In Paris, the International Research Association for History and Social Sciences Education hosted a bilingual conference at the Université de Paris Diderot. Here, I continued to explore the topic I first raised in Warsaw, this time proposing a way forward for the field with my keynote topic: A call for a research program: Does history education have an effect on citizenship practices? In both Warsaw and Paris, I reconnected with good friends and colleagues, met new ones, and took some time to explore each city.

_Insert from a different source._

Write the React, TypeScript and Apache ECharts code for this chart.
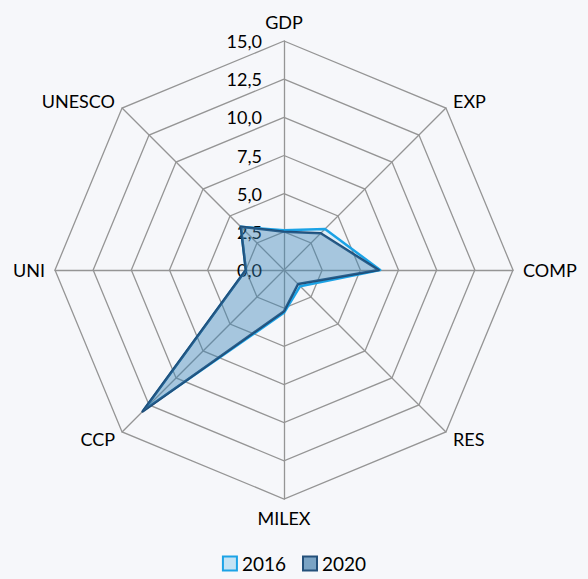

In July, my colleagues Dr. Lindsay Gibson (UAlberta), Dr. Cate Duquette (UQAC), Laurie Pageau (UQAC), and I co-led the 2018 Historical Thinking Summer Institute at the Canadian Museum of History in Gatineau, Québec. With approximately 60 participants that included history and social studies teachers, archivists, museum professionals, and graduate students, the week in Ottawa was full of rich conversations, in French and in English, about how to teach and assess historical thinking in various contexts.

Also in July, I (along with Lindsay) attended the annual meeting of the Digital Oral Histories for Reconciliation research team. This project will use oral histories, mediated through virtual reality, as a vehicle for promoting empathetic understanding of survivors’ experiences of the now closed Nova Scotia Home for Colored Children (NSHCC). During our two-day meeting we worked with survivors of the NSHCC to plan the research we’ll conduct in two high schools in Nova Scotia and to critique and strengthen the learning materials that will be used with students. We also visited the site of the now-closed NSHCC.

And last but not least, in August I participated in a research meeting at PH Luzern, a teacher education university in Lucerne, Switzerland. The meeting included researchers from Belgium, Canada, Germany, Japan, Israel, and Switzerland and focused on planning a research project on "Subject-specific beliefs of history teachers in international contexts.” And, as this was my first trip to Switzerland, I also spent some time exploring Lucerne, making my way via cable car and gondola up to the top of Mt. Pilatus, and buying Swatch watches and chocolate in Zurich!

I did manage to have a week or so in Edmonton before classes started up again this fall…. I wonder what next summer will bring?